Thursday, August 14, 2008

Sports: Olympic Shooting

Watching Olympic level athletes is sometimes exhilarating aesthetically, but mostly I just marvel at the lifelong dedication needed to compete at that level. Michael Phelps and Nastia Liukin probably started training when they were kids; there's little hope that the average adult could train up to those standards no matter how hard they tried.

Shooting is different. You don't have to possess a weightlifter's strength or a gymnast's dexterity. In the non-shotgun competitions, you don't even need particularly good reflexes. Good shooting technique can be learned relatively quickly, and even Olympic-level skill is within reach for a novice adult.

Case in point:

Doubtless there's a lot of talent and dedication involved, but it's nice that shooting is an Olympic game where people aren't locked out just because their parents weren't able to put them into the sport at an early age.

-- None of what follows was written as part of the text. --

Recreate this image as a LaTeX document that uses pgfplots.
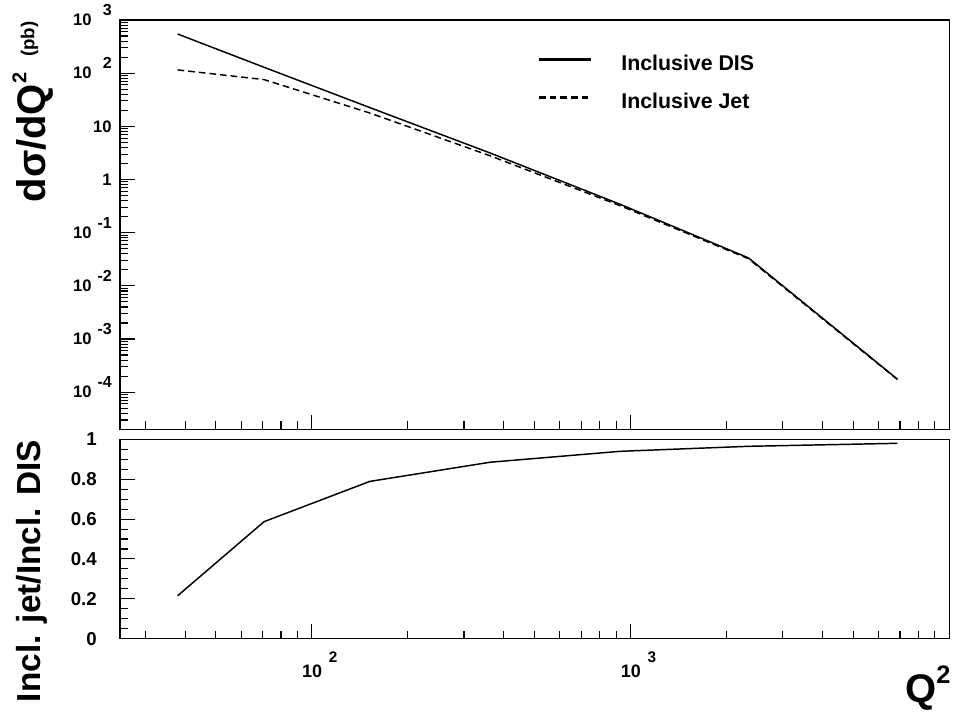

Of course, the formal target shooting you'll see in Beijing isn't exactly representative of the skillsets one might need for self-defense, unless you're defending yourself from highly aggressive (yet stationary) black paper dots. I wonder why practical shooting competition hasn't made it into the Olympics proper. Not enough of a track record? Restrictive gun laws in most countries?


At 4:08 PM, Anonymous Brian said...

"...highly aggressive (yet stationary) black paper dots..."

I lost a friend to a black paper dot. They are fierce.